**** DATA BLOCK ****
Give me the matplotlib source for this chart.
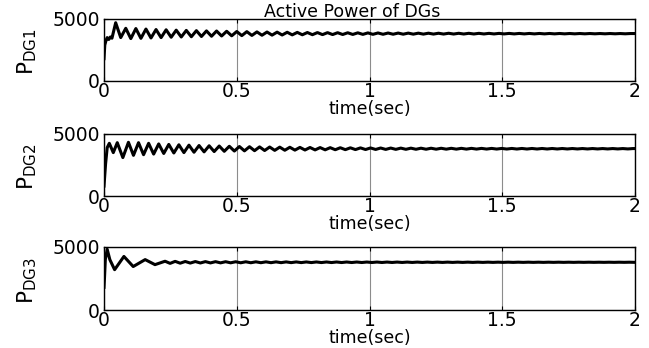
import numpy as np
import matplotlib
matplotlib.use("Agg")
import matplotlib.pyplot as plt

# ---------------------------------------------------------------
# Simulated active power of three distributed generators (W)
# ---------------------------------------------------------------
half_period = 0.019  # spacing between successive ripple extremes (s)
t_end = 2.0

# DG1: start-up transient, then alternating ripple peaks / troughs
dg1_t_start = [0.0, 0.003, 0.008, 0.012, 0.018, 0.024, 0.030]
dg1_p_start = [1800, 2900, 3300, 3500, 3350, 3550, 3450]
dg1_t_ripple0 = 0.044
dg1_peaks = [4700, 4250, 4230, 4190, 4150, 4130, 4100, 4080, 4060, 4040,
             4030, 4010, 3990, 3980, 3960, 3950, 3940, 3930, 3920, 3910,
             3905, 3900, 3895, 3890, 3885, 3880, 3875, 3870, 3866, 3862,
             3858, 3855, 3852, 3850, 3848, 3846, 3844, 3842, 3840, 3838,
             3836, 3835, 3834, 3833, 3832, 3831, 3830, 3830, 3829, 3829,
             3828, 3828]
dg1_troughs = [3500, 3420, 3440, 3470, 3500, 3530, 3550, 3570, 3590, 3610,
               3630, 3645, 3660, 3675, 3690, 3700, 3710, 3720, 3728, 3735,
               3740, 3745, 3750, 3755, 3760, 3764, 3768, 3772, 3775, 3778,
               3781, 3784, 3786, 3788, 3790, 3792, 3794, 3796, 3797, 3798,
               3799, 3800, 3801, 3802, 3803, 3804, 3805, 3806, 3806, 3807,
               3807]

# DG2
dg2_t_start = [0.0, 0.006, 0.012, 0.020, 0.035, 0.050, 0.071]
dg2_p_start = [800, 2600, 3900, 4250, 3500, 4300, 3100]
dg2_t_ripple0 = 0.092
dg2_peaks = [4330, 4300, 4250, 4200, 4160, 4130, 4100, 4070, 4050, 4030,
             4010, 3990, 3975, 3960, 3950, 3940, 3930, 3920, 3912, 3905,
             3898, 3892, 3886, 3880, 3875, 3870, 3866, 3862, 3858, 3855,
             3852, 3849, 3846, 3844, 3842, 3840, 3838, 3836, 3835, 3834,
             3833, 3832, 3831, 3830, 3829, 3828, 3828, 3827, 3827, 3826,
             3826]
dg2_troughs = [3280, 3330, 3380, 3430, 3470, 3500, 3530, 3560, 3585, 3605,
               3625, 3640, 3655, 3668, 3680, 3690, 3700, 3710, 3718, 3725,
               3732, 3738, 3744, 3749, 3754, 3758, 3762, 3766, 3769, 3772,
               3775, 3777, 3779, 3781, 3783, 3785, 3786, 3787, 3788, 3789,
               3790, 3791, 3792, 3793, 3794, 3794, 3795, 3795, 3796, 3796]

# DG3
dg3_t_start = [0.0, 0.002, 0.005, 0.012, 0.022, 0.040, 0.075, 0.110, 0.155, 0.192]
dg3_p_start = [1800, 2600, 4000, 4820, 4000, 3200, 4250, 3450, 4000, 3600]
dg3_t_ripple0 = 0.230
dg3_peaks = [3870, 3860, 3850, 3845, 3840, 3836, 3832, 3829, 3826, 3823,
             3821, 3819, 3817, 3815, 3813, 3812, 3811, 3810, 3809, 3808,
             3807, 3806, 3805, 3804, 3803, 3802, 3801, 3800, 3800, 3799,
             3799, 3798, 3798, 3797, 3797, 3796, 3796, 3795, 3795, 3795,
             3794, 3794, 3794, 3793, 3793, 3793, 3793]
dg3_troughs = [3700, 3715, 3725, 3732, 3737, 3741, 3745, 3748, 3751, 3754,
               3756, 3758, 3760, 3762, 3764, 3765, 3766, 3767, 3768, 3769,
               3770, 3771, 3772, 3773, 3774, 3775, 3776, 3776, 3777, 3777,
               3778, 3778, 3779, 3779, 3779, 3780, 3780, 3780, 3781, 3781,
               3781, 3782, 3782, 3782, 3782, 3783, 3783]

ylabels = [r"$\mathrm{P_{DG1}}$", r"$\mathrm{P_{DG2}}$", r"$\mathrm{P_{DG3}}$"]
xticks = [0, 0.5, 1, 1.5, 2]
xticklabels = ["0", "0.5", "1", "1.5", "2"]
yticks = [0, 5000]
yticklabels = ["0", "5000"]
title = "Active Power of DGs"
xlabel = "time(sec)"


def build_trace(t_start, p_start, t0, peaks, troughs):
    """Join the transient samples with the interleaved ripple extremes."""
    ripple = np.empty(len(peaks) + len(troughs))
    ripple[0::2] = peaks
    ripple[1::2] = troughs
    t_ripple = t0 + half_period * np.arange(len(ripple))
    t = np.concatenate([t_start, t_ripple, [t_end]])
    p = np.concatenate([p_start, ripple, [ripple[-1]]])
    return t, p


traces = [
    build_trace(dg1_t_start, dg1_p_start, dg1_t_ripple0, dg1_peaks, dg1_troughs),
    build_trace(dg2_t_start, dg2_p_start, dg2_t_ripple0, dg2_peaks, dg2_troughs),
    build_trace(dg3_t_start, dg3_p_start, dg3_t_ripple0, dg3_peaks, dg3_troughs),
]

plt.rcParams["font.family"] = ["DejaVu Sans"]
plt.rcParams["mathtext.fontset"] = "dejavusans"

W, H = 649, 348
fig = plt.figure(figsize=(W / 100, H / 100), dpi=100)
fig.patch.set_facecolor("white")

# (top, bottom) pixel rows of each panel
panel_rows = [(19, 81), (134, 196), (247, 310)]
left_px, right_px = 104, 635

for (top, bot), (t, p), ylab in zip(panel_rows, traces, ylabels):
    ax = fig.add_axes([left_px / W, (H - bot) / H, (right_px - left_px) / W, (bot - top) / H])
    ax.plot(t, p, color="black", linewidth=2.2, solid_joinstyle="round")
    ax.set_xlim(0, 2)
    ax.set_ylim(0, 5000)
    ax.set_xticks(xticks)
    ax.set_xticklabels(xticklabels)
    ax.set_yticks(yticks)
    ax.set_yticklabels(yticklabels)
    ax.tick_params(direction="in", length=3, width=0.8, top=True, right=True,
                   labelsize=13.5, pad=3, colors="black")
    ax.tick_params(axis="x", pad=1)
    ax.grid(True, color="#8c8c8c", linewidth=0.8)
    ax.set_axisbelow(True)
    for s in ax.spines.values():
        s.set_linewidth(1.0)
        s.set_color("black")
    ax.set_xlabel(xlabel, fontsize=12.5, labelpad=-1)
    ax.set_ylabel(ylab, fontsize=15.5, rotation=90, ha="center", va="center")
    ax.yaxis.set_label_coords((27.5 - left_px) / (right_px - left_px), 0.47)

fig.text(352 / W, (H - 17) / H, title, ha="center", va="baseline", fontsize=12.5)

fig.savefig("out.png", dpi=100, facecolor="white")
****
### WHAT YOU HAVE TO DO
Find the word "matplotlib" in the data and copy out each line where it turns up.

### WORKED SOLUTION
Give me the matplotlib source for this chart.
import matplotlib
matplotlib.use("Agg")
import matplotlib.pyplot as plt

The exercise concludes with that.